__PROBLEM DETAILS__: Take the lines of the data below from the very first through the line containing "const leftLevel2X = [11.1, 15.7], leftLevel2" and output them exactly, pictures excluded.

__INFORMATION SHOWN__:
____________________

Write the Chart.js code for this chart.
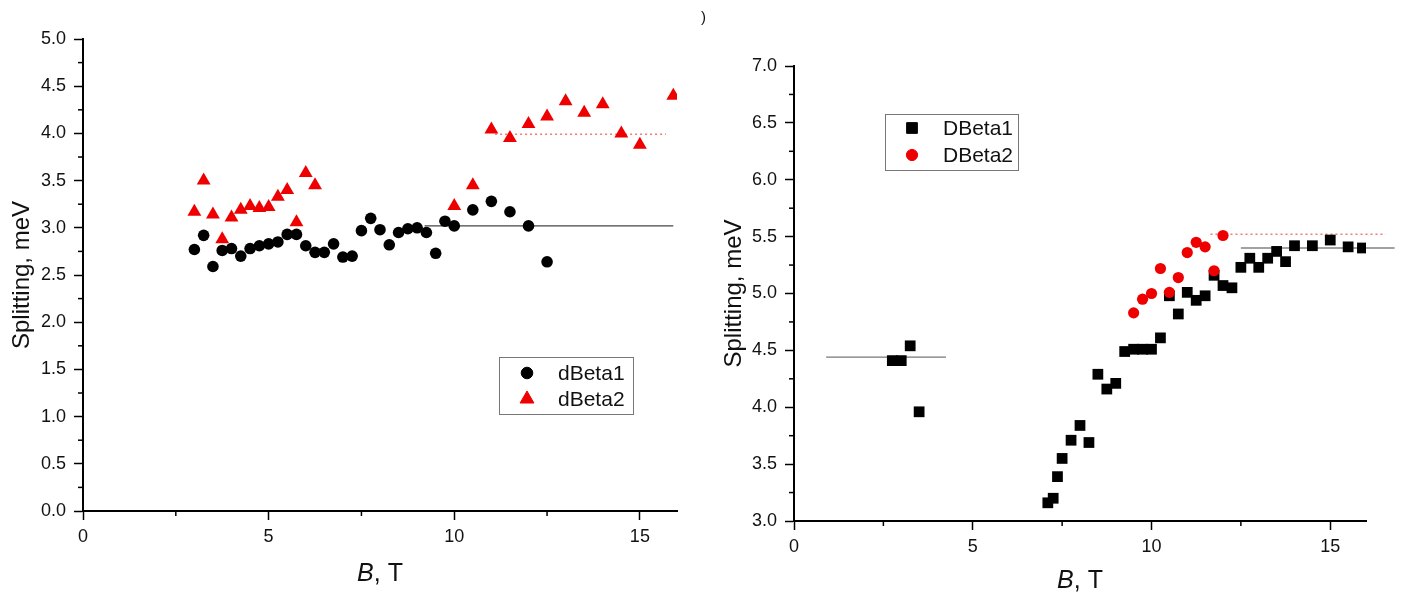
<!DOCTYPE html>
<html>
<head>
<meta charset="utf-8">
<script src="https://cdn.jsdelivr.net/npm/chart.js@4/dist/chart.umd.min.js"></script>
<style>
  body { margin: 0; background: #fff; width: 1405px; height: 593px; overflow: hidden; position: relative;
         font-family: 'Liberation Sans', Arial, sans-serif; }
  .panel { position: absolute; top: 0; height: 593px; }
  #left { left: 0; width: 700px; }
  #right { left: 700px; width: 705px; }
  .mark { position: absolute; left: 701px; top: 8px; font-size: 15px; color: #111; }
</style>
</head>
<body>
<div class="panel" id="left"><canvas id="chartA"></canvas></div>
<div class="panel" id="right"><canvas id="chartB"></canvas></div>
<div class="mark">)</div>
<script>
// left panel data
const leftLabels = ['dBeta1', 'dBeta2'];
const dBeta1B = [3.0, 3.25, 3.5, 3.75, 4.0, 4.25, 4.5, 4.75, 5.0, 5.25, 5.5, 5.75, 6.0, 6.25, 6.5, 6.75, 7.0, 7.25,
                 7.5, 7.75, 8.0, 8.25, 8.5, 8.75, 9.0, 9.25, 9.5, 9.75, 10.0, 10.5, 11.0, 11.5, 12.0, 12.5];
const dBeta1 = [2.77, 2.92, 2.59, 2.76, 2.78, 2.70, 2.78, 2.81, 2.83, 2.85, 2.93, 2.93, 2.81, 2.74, 2.74, 2.83, 2.69, 2.70,
                2.97, 3.10, 2.98, 2.82, 2.95, 2.99, 3.00, 2.95, 2.73, 3.07, 3.02, 3.19, 3.28, 3.17, 3.02, 2.64];
const dBeta2B = [3.0, 3.25, 3.5, 3.75, 4.0, 4.25, 4.5, 4.75, 5.0, 5.25, 5.5, 5.75, 6.0, 6.25,
                 10.0, 10.5, 11.0, 11.5, 12.0, 12.5, 13.0, 13.5, 14.0, 14.5, 15.0, 15.9];
const dBeta2 = [3.17, 3.50, 3.14, 2.88, 3.11, 3.19, 3.23, 3.21, 3.22, 3.33, 3.40, 3.06, 3.58, 3.45,
                3.23, 3.45, 4.04, 3.95, 4.10, 4.18, 4.34, 4.22, 4.31, 4.00, 3.88, 4.40];
// average lines (left)
const leftLevel1X = [9.2, 15.9], leftLevel1 = 3.02;
const leftLevel2X = [11.1, 15.7], leftLevel2 = 3.99;

// right panel data
const rightLabels = ['DBeta1', 'DBeta2'];
const DBeta1B = [2.75, 3.0, 3.25, 3.5, 7.1, 7.25, 7.37, 7.5, 7.75, 8.0, 8.25, 8.5, 8.75, 9.0,
                 9.25, 9.5, 9.75, 10.0, 10.25, 10.5, 10.75, 11.0, 11.25, 11.5,
                 11.75, 12.0, 12.25, 12.5, 12.75, 13.0, 13.25, 13.5, 13.75, 14.0, 14.5, 15.0, 15.5, 15.9];
const DBeta1 = [4.41, 4.41, 4.54, 3.96, 3.16, 3.20, 3.39, 3.55, 3.71, 3.84, 3.69, 4.29, 4.16, 4.21,
                4.49, 4.51, 4.51, 4.51, 4.61, 4.98, 4.82, 5.01, 4.94, 4.98,
                5.16, 5.07, 5.05, 5.23, 5.31, 5.23, 5.31, 5.37, 5.28, 5.42, 5.42, 5.47, 5.41, 5.40];
const DBeta2B = [9.5, 9.75, 10.0, 10.25, 10.5, 10.75, 11.0, 11.25, 11.5, 11.75, 12.0];
const DBeta2 = [4.83, 4.95, 5.00, 5.22, 5.01, 5.14, 5.36, 5.45, 5.41, 5.20, 5.51];
// average lines (right)
const rightLevel0X = [0.9, 4.25], rightLevel0 = 4.44;
const rightLevel1X = [12.5, 16.8], rightLevel1 = 5.40;
const rightLevel2X = [11.65, 16.55], rightLevel2 = 5.52;

const FONT = "'Liberation Sans', Arial, sans-serif";
const pts = (xs, ys) => xs.map((x, i) => ({ x: x, y: Array.isArray(ys) ? ys[i] : ys }));

// minor ticks, legend box and the "B, T" title
const extras = {
    id: 'extras',
    afterDraw(chart, args, opts) {
        const ctx = chart.ctx;
        const sx = chart.scales.x, sy = chart.scales.y;
        const area = chart.chartArea;
        ctx.save();
        ctx.strokeStyle = '#000';
        ctx.lineWidth = 1.5;
        // minor ticks
        for (let v = sx.min + opts.xMinor; v < sx.max; v += opts.xMinor) {
            if (Math.abs(v / opts.xMajor - Math.round(v / opts.xMajor)) < 1e-6) continue;
            const px = sx.getPixelForValue(v);
            ctx.beginPath(); ctx.moveTo(px, area.bottom); ctx.lineTo(px, area.bottom + 5); ctx.stroke();
        }
        for (let v = sy.min + opts.yMinor; v < sy.max; v += opts.yMinor) {
            if (Math.abs(v / opts.yMajor - Math.round(v / opts.yMajor)) < 1e-6) continue;
            const py = sy.getPixelForValue(v);
            ctx.beginPath(); ctx.moveTo(area.left, py); ctx.lineTo(area.left - 5, py); ctx.stroke();
        }
        // legend
        const lg = opts.legend;
        ctx.strokeStyle = '#777';
        ctx.lineWidth = 1;
        ctx.strokeRect(lg.box[0] + 0.5, lg.box[1] + 0.5, lg.box[2] - lg.box[0], lg.box[3] - lg.box[1]);
        ctx.font = '21px ' + FONT;
        ctx.textBaseline = 'middle';
        ctx.textAlign = 'left';
        lg.rows.forEach((ry, i) => {
            const ds = chart.data.datasets[lg.index[i]];
            ctx.fillStyle = ds.backgroundColor;
            ctx.strokeStyle = ds.borderColor;
            Chart.helpers.drawPoint(ctx, { pointStyle: ds.pointStyle, radius: ds.pointRadius, rotation: 0, borderWidth: 1 }, lg.markerX, ry);
            ctx.fillStyle = '#111';
            ctx.fillText(ds.label, lg.textX, ry + 1);
        });
        // x title: italic B, then ", T"
        const cx = (area.left + area.right) / 2;
        ctx.fillStyle = '#111';
        ctx.font = 'italic 25px ' + FONT;
        const wB = ctx.measureText('B').width;
        ctx.font = '25px ' + FONT;
        const wR = ctx.measureText(', T').width;
        const x0 = cx - (wB + wR) / 2;
        ctx.font = 'italic 25px ' + FONT;
        ctx.fillText('B', x0, opts.titleY);
        ctx.font = '25px ' + FONT;
        ctx.fillText(', T', x0 + wB, opts.titleY);
        ctx.restore();
    }
};

function axes(yW, xH, yMin, yMax, titlePad) {
    const tickFont = { family: FONT, size: 18 };
    return {
        x: {
            type: 'linear', min: 0, max: 16,
            ticks: { stepSize: 5, includeBounds: false, font: tickFont, color: '#111', padding: 6, maxRotation: 0 },
            grid: { drawOnChartArea: false, tickLength: 9, tickWidth: 1.5, tickColor: '#000' },
            border: { color: '#000', width: 2 },
            afterFit: s => { s.height = xH; }
        },
        y: {
            type: 'linear', min: yMin, max: yMax,
            ticks: { stepSize: 0.5, font: tickFont, color: '#111', padding: 8, callback: v => v.toFixed(1) },
            grid: { drawOnChartArea: false, tickLength: 9, tickWidth: 1.5, tickColor: '#000' },
            border: { color: '#000', width: 2 },
            title: { display: true, text: 'Splitting, meV', color: '#111', font: { family: FONT, size: 24 }, padding: { top: titlePad, bottom: 0 } },
            afterFit: s => { s.width = yW; }
        }
    };
}

const levelLine = (data, color, dash, width) => ({
    type: 'line', data: data, showLine: true, pointRadius: 0, borderColor: color,
    borderWidth: width, borderDash: dash, fill: false, clip: false, order: 3
});

new Chart(document.getElementById('chartA'), {
    type: 'scatter',
    data: {
        datasets: [
            { label: leftLabels[0], data: pts(dBeta1B, dBeta1), pointStyle: 'circle', pointRadius: 5.8,
              backgroundColor: '#000', borderColor: '#000', borderWidth: 0, order: 2 },
            { label: leftLabels[1], data: pts(dBeta2B, dBeta2), pointStyle: 'triangle', pointRadius: 8,
              backgroundColor: '#ee0000', borderColor: '#ee0000', borderWidth: 0, order: 1 },
            levelLine(pts(leftLevel1X, leftLevel1), '#444', [], 1.2),
            levelLine(pts(leftLevel2X, leftLevel2), '#f07a7a', [2, 3], 1.5)
        ]
    },
    options: {
        responsive: true, maintainAspectRatio: false, animation: false,
        layout: { padding: { top: 39, right: 23, bottom: 0, left: 0 } },
        plugins: {
            legend: { display: false }, tooltip: { enabled: false },
            extras: { xMinor: 2.5, xMajor: 5, yMinor: 0.25, yMajor: 0.5, titleY: 574,
                      legend: { box: [499, 357, 633, 414], rows: [373, 399], index: [0, 1], markerX: 527, textX: 558 } }
        },
        scales: axes(83, 82, 0, 5, 8)
    },
    plugins: [extras]
});

new Chart(document.getElementById('chartB'), {
    type: 'scatter',
    data: {
        datasets: [
            { label: rightLabels[0], data: pts(DBeta1B, DBeta1), pointStyle: 'rect', pointRadius: 7.6,
              backgroundColor: '#000', borderColor: '#000', borderWidth: 0, order: 2 },
            { label: rightLabels[1], data: pts(DBeta2B, DBeta2), pointStyle: 'circle', pointRadius: 5.6,
              backgroundColor: '#ee0000', borderColor: '#ee0000', borderWidth: 0, order: 1 },
            levelLine(pts(rightLevel0X, rightLevel0), '#777', [], 1.2),
            levelLine(pts(rightLevel1X, rightLevel1), '#444', [], 1.2),
            levelLine(pts(rightLevel2X, rightLevel2), '#f07a7a', [2, 3], 1.5)
        ]
    },
    options: {
        responsive: true, maintainAspectRatio: false, animation: false,
        layout: { padding: { top: 66, right: 39, bottom: 0, left: 0 } },
        plugins: {
            legend: { display: false }, tooltip: { enabled: false },
            extras: { xMinor: 2.5, xMajor: 5, yMinor: 0.25, yMajor: 0.5, titleY: 581,
                      legend: { box: [185, 114, 318, 170], rows: [128, 155], index: [0, 1], markerX: 212, textX: 243 } }
        },
        scales: axes(94, 72, 3, 7, 20)
    },
    plugins: [extras]
});
</script>
</body>
</html>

____________________

__OUTPUT OF THE TASK__:
Write the Chart.js code for this chart.
<!DOCTYPE html>
<html>
<head>
<meta charset="utf-8">
<script src="https://cdn.jsdelivr.net/npm/chart.js@4/dist/chart.umd.min.js"></script>
<style>
  body { margin: 0; background: #fff; width: 1405px; height: 593px; overflow: hidden; position: relative;
         font-family: 'Liberation Sans', Arial, sans-serif; }
  .panel { position: absolute; top: 0; height: 593px; }
  #left { left: 0; width: 700px; }
  #right { left: 700px; width: 705px; }
  .mark { position: absolute; left: 701px; top: 8px; font-size: 15px; color: #111; }
</style>
</head>
<body>
<div class="panel" id="left"><canvas id="chartA"></canvas></div>
<div class="panel" id="right"><canvas id="chartB"></canvas></div>
<div class="mark">)</div>
<script>
// left panel data
const leftLabels = ['dBeta1', 'dBeta2'];
const dBeta1B = [3.0, 3.25, 3.5, 3.75, 4.0, 4.25, 4.5, 4.75, 5.0, 5.25, 5.5, 5.75, 6.0, 6.25, 6.5, 6.75, 7.0, 7.25,
                 7.5, 7.75, 8.0, 8.25, 8.5, 8.75, 9.0, 9.25, 9.5, 9.75, 10.0, 10.5, 11.0, 11.5, 12.0, 12.5];
const dBeta1 = [2.77, 2.92, 2.59, 2.76, 2.78, 2.70, 2.78, 2.81, 2.83, 2.85, 2.93, 2.93, 2.81, 2.74, 2.74, 2.83, 2.69, 2.70,
                2.97, 3.10, 2.98, 2.82, 2.95, 2.99, 3.00, 2.95, 2.73, 3.07, 3.02, 3.19, 3.28, 3.17, 3.02, 2.64];
const dBeta2B = [3.0, 3.25, 3.5, 3.75, 4.0, 4.25, 4.5, 4.75, 5.0, 5.25, 5.5, 5.75, 6.0, 6.25,
                 10.0, 10.5, 11.0, 11.5, 12.0, 12.5, 13.0, 13.5, 14.0, 14.5, 15.0, 15.9];
const dBeta2 = [3.17, 3.50, 3.14, 2.88, 3.11, 3.19, 3.23, 3.21, 3.22, 3.33, 3.40, 3.06, 3.58, 3.45,
                3.23, 3.45, 4.04, 3.95, 4.10, 4.18, 4.34, 4.22, 4.31, 4.00, 3.88, 4.40];
// average lines (left)
const leftLevel1X = [9.2, 15.9], leftLevel1 = 3.02;
const leftLevel2X = [11.1, 15.7], leftLevel2 = 3.99;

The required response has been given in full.